Jornal O Impacto: Alguma entidade importante apóia o SIMINERAL?
Ismael Moraes: Eu fiquei estarrecido em saber que a OAB no Pará enviou à Assembléia Legislativa uma Nota Técnica elaborada por uma obscura Comissão de Direito Minerário, assinada pelo advogado Márcio Augusto Maia Medeiros, dizendo que “o Estado do Pará não tendo instituído o Conselho Estadual de Recursos Hídricos, os Comitês de Bacias Hidrográficas e a classificação das águas dos rios (Resolução CONAMA 57/2005), não pode cobrar pelo uso da água”. Ou seja, a entidade que antes defendia os interesses difusos da sociedade agora se presta a esse rastejante papel de pau-mandado desse Sindicato de Mineradoras (SIMINERAL) que só quer espoliar o povo do Pará! Procurei saber mais sobre essa relação, e o que eu ouvi dizer é que o SIMINERAL é o maior financiador das atividades da OAB. Vou protocolar um pedido de informações oficiais sobre essa relação, e se isso se confirmar se comprovará espúria e imoral!

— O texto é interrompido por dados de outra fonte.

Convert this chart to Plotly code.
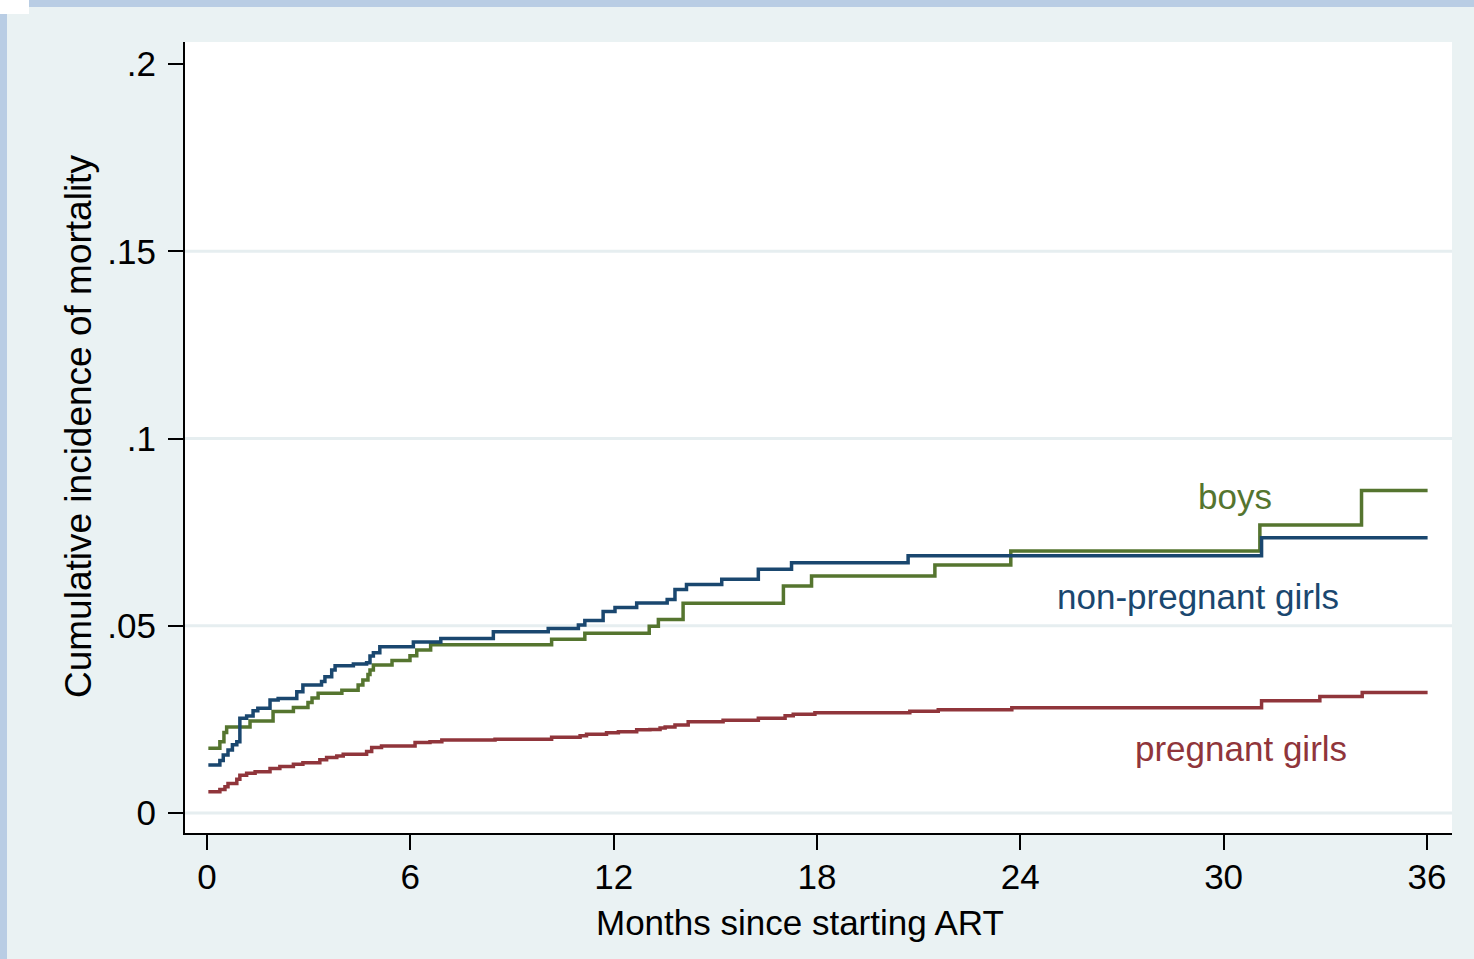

Jornal O Impacto: O deputado Márcio Miranda fez alguma proposta de criação de taxa igual a essa?
Ismael Moraes: Que eu saiba esse senhor sequer tinha idéia do que pudesse ser esse assunto. E se tivesse, não acredito que tivesse coragem de propô-la. Atualmente apareceram muito pais da criança, mas o mais importante é que a proposta voltou com força política e com melhor elaboração.
Jornal O Impacto: O que o senhor acha que o Pará ainda pode criar para obter receitas junto às grandes empresas?
Ismael Moraes: Quase não existe brecha para o Estado criar imposto que o compense das perdas da Lei Kandir, que desonera as exportadoras do ICMS, a principal fonte de receita estadual. Mas o Estado pode obter grandes ganhos se ele se impor nos licenciamentos para autorizar o funcionamento dos grandes projetos econômicos. Se o Estado mudar a forma de licenciamento do simples Licenciamento Ambiental, que atualmente quem concede é a SEMA, para um novo Licenciamento Socioambiental, que envolveriam as Secretarias de Segurança, Saúde, Educação, Transportes e ainda o Judiciário e o Ministério Público, porque os empreendimentos se estabelecem, e ficam os lucros para as multinacionais e o custo de manutenção para o Estado. Esse novo licenciamento buscaria respostas para como seriam solucionados os problemas dos núcleos humanos decorrentes desses empreendimentos.
Jornal O Impacto: E as receitas que ficam quase todas nas mãos do governo Federal, o Estado não tem como pedir compensações?
Ismael Moraes: O Pará deve acionar judicialmente o governo Federal pelo abandono que ele faz das terras que federalizou e hoje são terras de ninguém. Deve cobrar da União pelo custeamento das populações da Ilha de Marajó que, mesmo sendo território federal, vive abandonado e às expensas do governo do Estado. A imposição da taxa pelo uso dos recursos hídricos não atingirá o comércio, os produtores grandes, pequenos e médios de outros setores (diversos dos da mineração), assim como o bolso do cidadão comum, porque as mineradoras exportam seus produtos e as hidrelétricas estão submetidas ao regime tarifário com alíquota nacional.
Jornal O Impacto: Como fica Santarém nesse panorama?
Ismael Moraes: Eu conheço bem este local, que é um dos lugares que eu mais amo, apesar de não ter nascido aqui. Vivi aqui 3 dos mais importantes anos da minha vida, dos 14 aos 17 anos. Por isso posso dizer que é impressionante como Santarém com seus respeitáveis séculos ainda queira se manter como uma Macondo de centenas de anos de solidão ao fazer uma sistemática oposição ao centro de poder estadual sem qualquer planejamento político. Louvável que se lute por emancipação, mas não se pode obter decisão se afastando do centro de poder; deve-se fazer parte dele. Os governadores são transformados em inimigos da região, que fica cada vez mais desprestigiada. Em Santarém, quando um político local ocupa um cargo importante e se aproxima do centro das decisões estaduais, em vez de ele ser apoiado ele é triturado como se houvesse se transformado em inimigo. A sociedade local não concede tempo para que algum político seu filho desenvolva maturidade política e ganhe poder.